Transcribe the whole listing without a single picture.

--- START OF DATA SEGMENT ---

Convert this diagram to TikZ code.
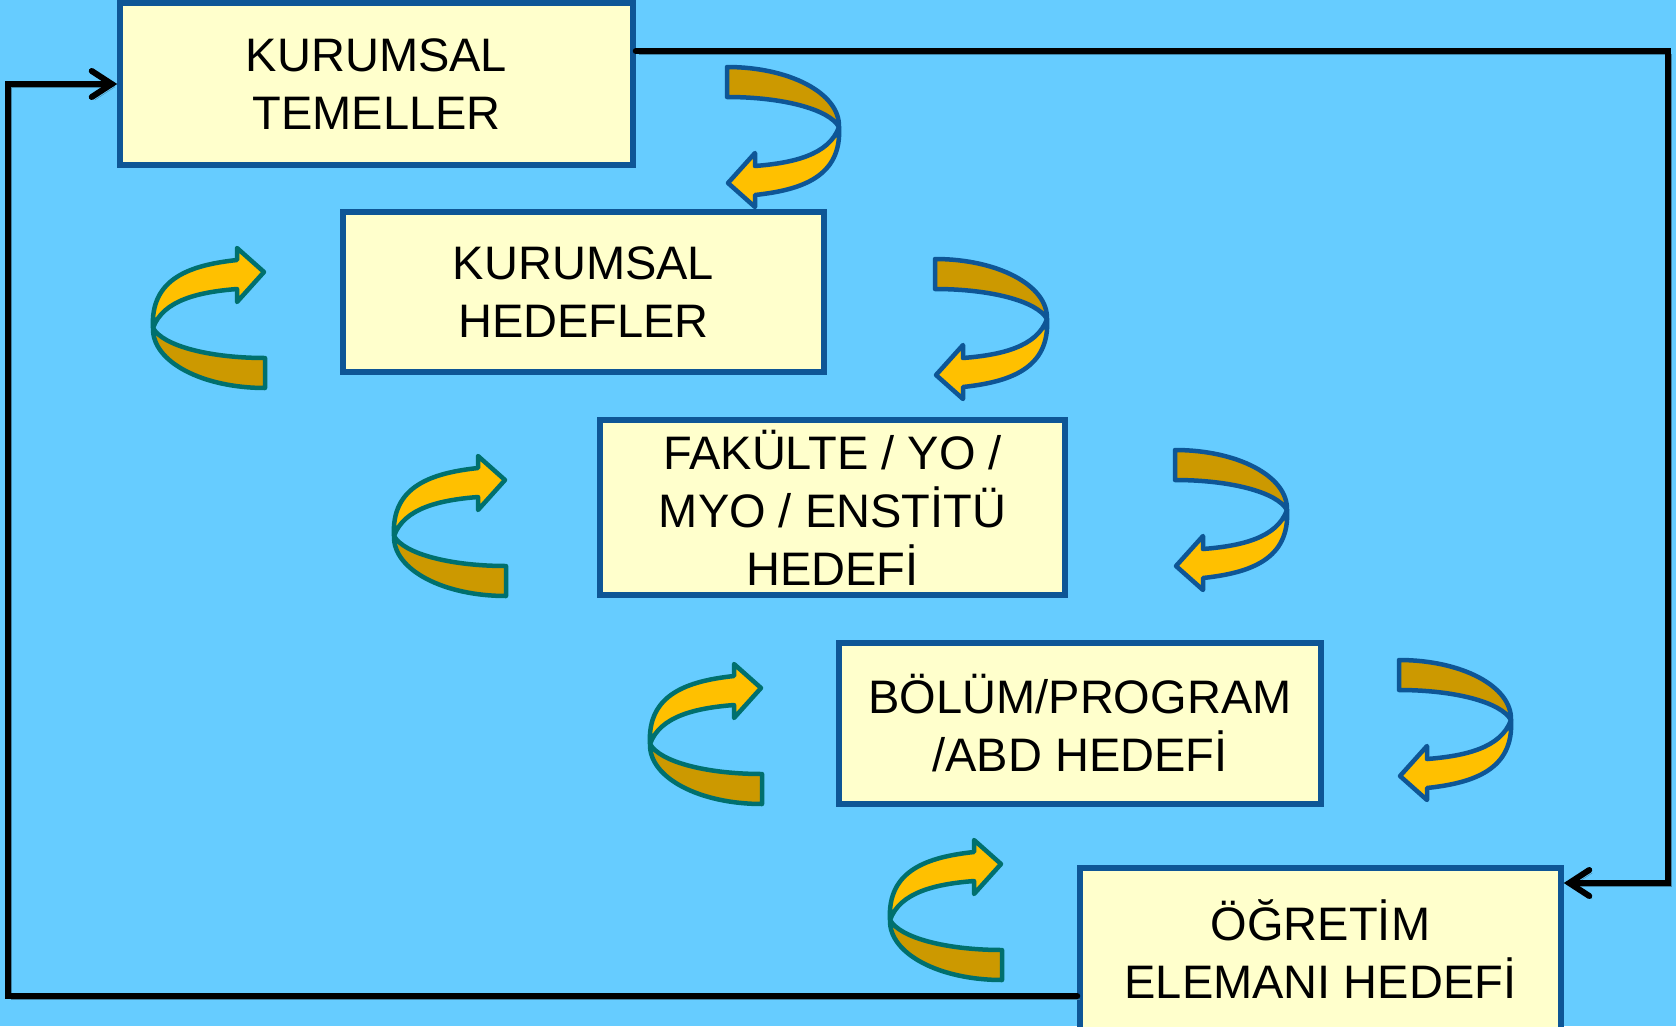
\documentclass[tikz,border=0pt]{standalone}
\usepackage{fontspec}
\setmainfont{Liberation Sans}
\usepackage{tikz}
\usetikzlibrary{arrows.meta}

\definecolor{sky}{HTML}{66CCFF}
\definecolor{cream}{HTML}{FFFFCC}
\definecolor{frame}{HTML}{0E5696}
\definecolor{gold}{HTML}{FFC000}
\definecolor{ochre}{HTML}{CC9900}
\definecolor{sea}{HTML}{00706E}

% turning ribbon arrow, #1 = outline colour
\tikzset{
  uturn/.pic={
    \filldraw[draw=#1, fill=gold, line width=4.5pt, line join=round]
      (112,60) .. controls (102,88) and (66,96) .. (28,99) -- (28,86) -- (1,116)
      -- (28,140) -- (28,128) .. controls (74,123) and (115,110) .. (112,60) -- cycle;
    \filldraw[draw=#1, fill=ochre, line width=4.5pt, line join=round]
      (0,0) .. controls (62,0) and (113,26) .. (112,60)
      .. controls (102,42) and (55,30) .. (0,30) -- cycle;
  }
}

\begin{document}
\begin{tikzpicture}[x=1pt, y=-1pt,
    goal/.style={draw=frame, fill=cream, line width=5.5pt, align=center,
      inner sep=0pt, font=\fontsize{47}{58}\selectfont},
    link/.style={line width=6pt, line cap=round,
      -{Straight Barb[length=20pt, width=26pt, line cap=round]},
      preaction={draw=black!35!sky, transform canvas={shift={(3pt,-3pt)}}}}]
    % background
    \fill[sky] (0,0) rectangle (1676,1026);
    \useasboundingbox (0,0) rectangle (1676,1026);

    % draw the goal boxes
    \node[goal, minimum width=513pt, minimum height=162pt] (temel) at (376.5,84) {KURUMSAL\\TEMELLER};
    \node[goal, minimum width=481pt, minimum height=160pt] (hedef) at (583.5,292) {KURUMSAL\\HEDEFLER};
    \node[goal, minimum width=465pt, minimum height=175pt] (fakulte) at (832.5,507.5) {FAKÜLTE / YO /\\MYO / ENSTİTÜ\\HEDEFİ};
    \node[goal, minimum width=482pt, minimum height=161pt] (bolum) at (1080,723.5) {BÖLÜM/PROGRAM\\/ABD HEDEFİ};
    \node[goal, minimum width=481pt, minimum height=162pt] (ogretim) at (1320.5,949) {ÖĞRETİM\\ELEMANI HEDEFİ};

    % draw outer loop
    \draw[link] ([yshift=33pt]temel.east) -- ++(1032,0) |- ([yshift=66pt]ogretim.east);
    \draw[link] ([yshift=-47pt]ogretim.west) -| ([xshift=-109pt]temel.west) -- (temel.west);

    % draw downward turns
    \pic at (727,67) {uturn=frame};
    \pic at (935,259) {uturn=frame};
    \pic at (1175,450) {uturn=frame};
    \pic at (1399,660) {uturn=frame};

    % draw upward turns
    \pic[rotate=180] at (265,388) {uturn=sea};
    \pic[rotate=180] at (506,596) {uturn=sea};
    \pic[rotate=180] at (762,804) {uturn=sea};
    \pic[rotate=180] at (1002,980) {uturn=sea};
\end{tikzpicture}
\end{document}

--- END OF DATA SEGMENT ---

> **PROBLEM SOLUTION**
Convert this diagram to TikZ code.
\documentclass[tikz,border=0pt]{standalone}
\usepackage{fontspec}
\setmainfont{Liberation Sans}
\usepackage{tikz}
\usetikzlibrary{arrows.meta}

\definecolor{sky}{HTML}{66CCFF}
\definecolor{cream}{HTML}{FFFFCC}
\definecolor{frame}{HTML}{0E5696}
\definecolor{gold}{HTML}{FFC000}
\definecolor{ochre}{HTML}{CC9900}
\definecolor{sea}{HTML}{00706E}

% turning ribbon arrow, #1 = outline colour
\tikzset{
  uturn/.pic={
    \filldraw[draw=#1, fill=gold, line width=4.5pt, line join=round]
      (112,60) .. controls (102,88) and (66,96) .. (28,99) -- (28,86) -- (1,116)
      -- (28,140) -- (28,128) .. controls (74,123) and (115,110) .. (112,60) -- cycle;
    \filldraw[draw=#1, fill=ochre, line width=4.5pt, line join=round]
      (0,0) .. controls (62,0) and (113,26) .. (112,60)
      .. controls (102,42) and (55,30) .. (0,30) -- cycle;
  }
}

\begin{document}
\begin{tikzpicture}[x=1pt, y=-1pt,
    goal/.style={draw=frame, fill=cream, line width=5.5pt, align=center,
      inner sep=0pt, font=\fontsize{47}{58}\selectfont},
    link/.style={line width=6pt, line cap=round,
      -{Straight Barb[length=20pt, width=26pt, line cap=round]},
      preaction={draw=black!35!sky, transform canvas={shift={(3pt,-3pt)}}}}]
    % background
    \fill[sky] (0,0) rectangle (1676,1026);
    \useasboundingbox (0,0) rectangle (1676,1026);

    % draw the goal boxes
    \node[goal, minimum width=513pt, minimum height=162pt] (temel) at (376.5,84) {KURUMSAL\\TEMELLER};
    \node[goal, minimum width=481pt, minimum height=160pt] (hedef) at (583.5,292) {KURUMSAL\\HEDEFLER};
    \node[goal, minimum width=465pt, minimum height=175pt] (fakulte) at (832.5,507.5) {FAKÜLTE / YO /\\MYO / ENSTİTÜ\\HEDEFİ};
    \node[goal, minimum width=482pt, minimum height=161pt] (bolum) at (1080,723.5) {BÖLÜM/PROGRAM\\/ABD HEDEFİ};
    \node[goal, minimum width=481pt, minimum height=162pt] (ogretim) at (1320.5,949) {ÖĞRETİM\\ELEMANI HEDEFİ};

    % draw outer loop
    \draw[link] ([yshift=33pt]temel.east) -- ++(1032,0) |- ([yshift=66pt]ogretim.east);
    \draw[link] ([yshift=-47pt]ogretim.west) -| ([xshift=-109pt]temel.west) -- (temel.west);

    % draw downward turns
    \pic at (727,67) {uturn=frame};
    \pic at (935,259) {uturn=frame};
    \pic at (1175,450) {uturn=frame};
    \pic at (1399,660) {uturn=frame};

    % draw upward turns
    \pic[rotate=180] at (265,388) {uturn=sea};
    \pic[rotate=180] at (506,596) {uturn=sea};
    \pic[rotate=180] at (762,804) {uturn=sea};
    \pic[rotate=180] at (1002,980) {uturn=sea};
\end{tikzpicture}
\end{document}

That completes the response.